A group of Chinese experts from legal, judicial and medical sectors urged the nation to eradicate domestic violence in a proclamation over the weekend.
"Domestic violence against women is a worldwide social problem... a violation against women's human rights as well as a major obstacle in women's development and social growth," reads the proclamation, written after a two-day seminar in Beijing.
"We must realize that domestic violence is part of the social violence that we police must fight against," said Jiang Bo, vice-president of the China Police Society.
The problem was termed "a matter of grave social concern" by Sun Wanzhong, vice-president of the China Law Society, which has coordinated the national project to concoct ways to stop domestic violence in urban communities and villages across the country.
The Women's Rights Department - established in 1983 within the All-China Women's Federation - and its local branches received 155,484 letters of complaints about family and marriage matters from women last year. Among the letters, 15.5 percent revealed that the women suffered domestic abuse.
Surveys indicate that domestic violence against women not only causes mental and bodily harm but also endangers social stability, said Qiu Zongren, a professor with the Chinese Academy of Social Sciences.

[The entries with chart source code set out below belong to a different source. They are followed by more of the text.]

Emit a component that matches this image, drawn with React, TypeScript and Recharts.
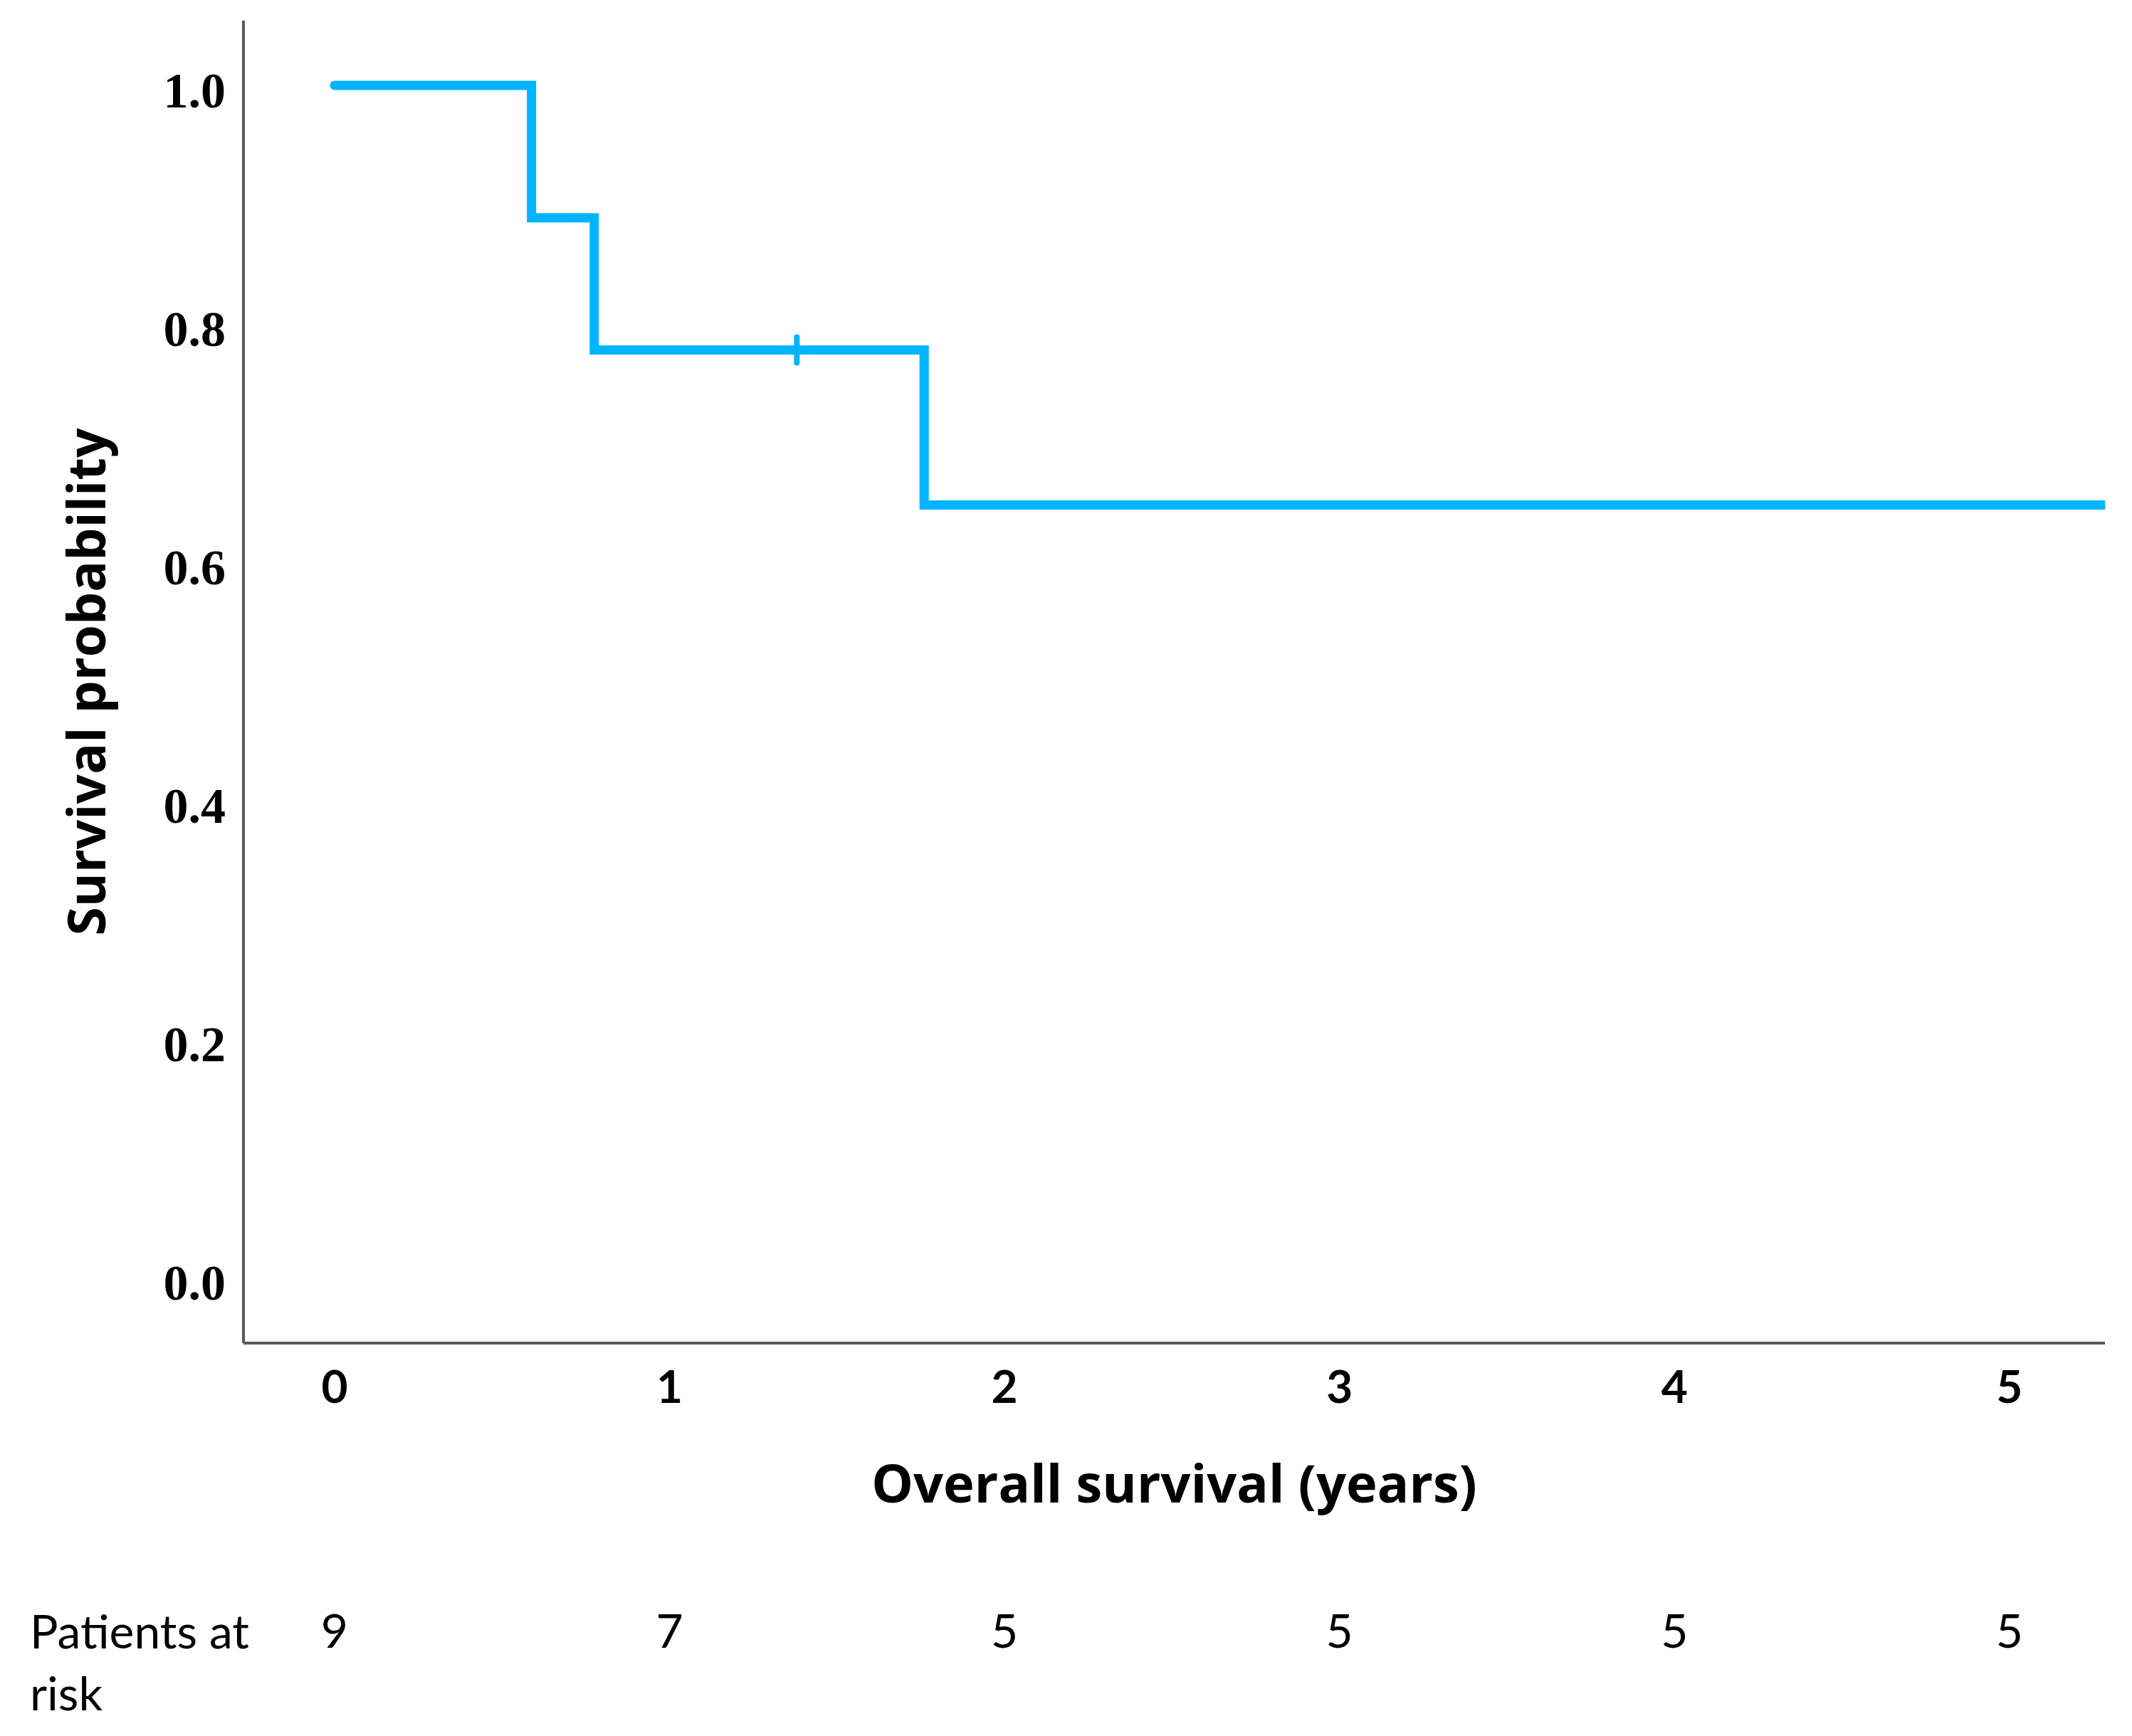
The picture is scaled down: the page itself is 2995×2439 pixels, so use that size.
import React from "react";
import { ComposedChart, Line, Scatter, XAxis, YAxis } from "recharts";

// Kaplan-Meier step points (time in years, survival probability)
const times = [0, 0.588, 0.775, 1.76, 5.285];
const survival = [1.0, 0.889, 0.778, 0.648, 0.648];
// Censored observation
const censorTimes = [1.38];
const censorSurvival = [0.778];
// Axis ticks
const yearTicks = [0, 1, 2, 3, 4, 5];
const probTicks = [0, 0.2, 0.4, 0.6, 0.8, 1.0];
// Patients at risk at each year tick
const atRisk = [9, 7, 5, 5, 5, 5];

const curveData = times.map((t, i) => ({ t, s: survival[i] }));
const censorData = censorTimes.map((t, i) => ({ t, s: censorSurvival[i] }));

const COLOR = "#00B4FF";
const AXIS = "#5a5a5a";
const SANS = "Lato, 'Open Sans', sans-serif";
const TITLE = "'Open Sans', Lato, sans-serif";
const SERIF = "'Liberation Serif', serif";

const XTick = (props: any) => {
  const { x, y, payload } = props;
  const idx = yearTicks.indexOf(payload.value);
  return (
    <g>
      <text x={x} y={y + 84} textAnchor="middle" fontFamily={SANS} fontWeight={700} fontSize={64} fill="#000">
        {payload.value}
      </text>
      <text x={x} y={y + 428} textAnchor="middle" fontFamily={SANS} fontWeight={400} fontSize={66} fill="#000">
        {idx >= 0 ? atRisk[idx] : ""}
      </text>
    </g>
  );
};

const YTick = (props: any) => {
  const { x, y, payload } = props;
  return (
    <text x={x} y={y + 6} dy="0.36em" textAnchor="end" fontFamily={SERIF} fontWeight={700} fontSize={70} fill="#000">
      {Number(payload.value).toFixed(1)}
    </text>
  );
};

const XLabel = (props: any) => {
  const { viewBox } = props;
  const cx = viewBox.x + viewBox.width / 2;
  return (
    <g>
      <text x={cx} y={viewBox.y + 224} textAnchor="middle" fontFamily={TITLE} fontWeight={700} fontSize={74} fill="#000">
        Overall survival (years)
      </text>
      <text x={42} y={viewBox.y + 429} textAnchor="start" fontFamily={SANS} fontWeight={400} fontSize={66} fill="#000">
        Patients at
      </text>
      <text x={42} y={viewBox.y + 516} textAnchor="start" fontFamily={SANS} fontWeight={400} fontSize={66} fill="#000">
        risk
      </text>
    </g>
  );
};

const YLabel = (props: any) => {
  const { viewBox } = props;
  const cy = viewBox.y + viewBox.height / 2;
  const bx = 148;
  return (
    <text x={bx} y={cy} transform={`rotate(-90, ${bx}, ${cy})`} textAnchor="middle" fontFamily={TITLE} fontWeight={700} fontSize={73} fill="#000">
      Survival probability
    </text>
  );
};

const CensorMark = (props: any) => {
  const { cx, cy } = props;
  return <line x1={cx} x2={cx} y1={cy - 18} y2={cy + 18} stroke={COLOR} strokeWidth={8} strokeLinecap="round" />;
};

export default function App() {
  return (
    <div style={{ position: "absolute", left: 0, top: 0, width: 2995, height: 2439, background: "#fff", overflow: "hidden" }}>
      <ComposedChart width={2995} height={2439} data={curveData} margin={{ top: 29, right: 38, left: 0, bottom: 0 }}>
        <XAxis
          dataKey="t"
          type="number"
          domain={[-0.272, 5.285]}
          allowDataOverflow
          ticks={yearTicks}
          tickLine={false}
          tickSize={0}
          tickMargin={0}
          height={552}
          axisLine={{ stroke: AXIS, strokeWidth: 4 }}
          tick={<XTick />}
          interval={0}
          label={<XLabel />}
        />
        <YAxis
          type="number"
          domain={[-0.0549, 1.0543]}
          allowDataOverflow
          ticks={probTicks}
          tickLine={false}
          tickSize={0}
          tickMargin={25}
          width={342}
          axisLine={{ stroke: AXIS, strokeWidth: 4 }}
          tick={<YTick />}
          interval={0}
          label={<YLabel />}
        />
        <Line
          type="stepAfter"
          dataKey="s"
          stroke={COLOR}
          strokeWidth={13}
          strokeLinecap="round"
          strokeLinejoin="miter"
          dot={false}
          activeDot={false}
          isAnimationActive={false}
        />
        <Scatter data={censorData} dataKey="s" shape={<CensorMark />} isAnimationActive={false} />
      </ComposedChart>
    </div>
  );
}
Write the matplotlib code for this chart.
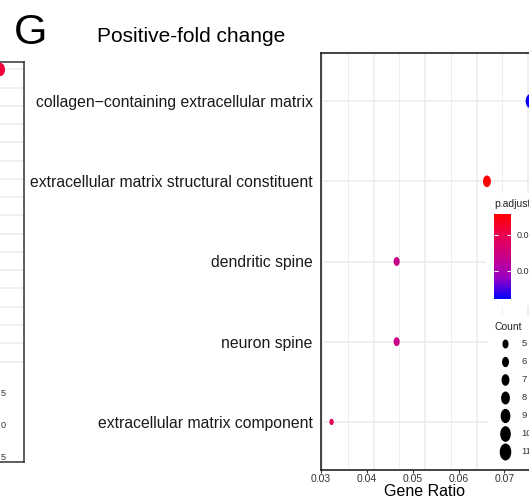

"Wife battering hurts everybody, from the wife to children," said Zheng Guohua, a 43-year-old farmer from Hebei, who endured two decades of beatings from her husband. She sued for divorce three years ago after a beating left her nearly dead.
The national project, launched last year, is aimed at encouraging national and local lawmakers to outlaw domestic violence and set up help agencies for victims. Several experiments have been tried in urban and rural areas in the 16 months since the founding.
"Preventing and eradicating domestic violence is not a job merely for women but also an unshakable government responsibility if it wants to win support from the public and communities," said Wang Lixian, deputy director of the Furong district government in Changsha, capital of Central China's Hunan Province. The district vowed to ensure the communities under its jurisdiction curb domestic violence in its 10th Five-Year Plan (2001-05).
People's congresses in Sichuan Province, the Ningxia Hui Autonomous Region and Changsha have introduced legislation calling for intervention and prohibition of domestic violence.
The weekend programme also launched China's first website to combat domestic violence, which can be reached at: www.stopdv.org.cn.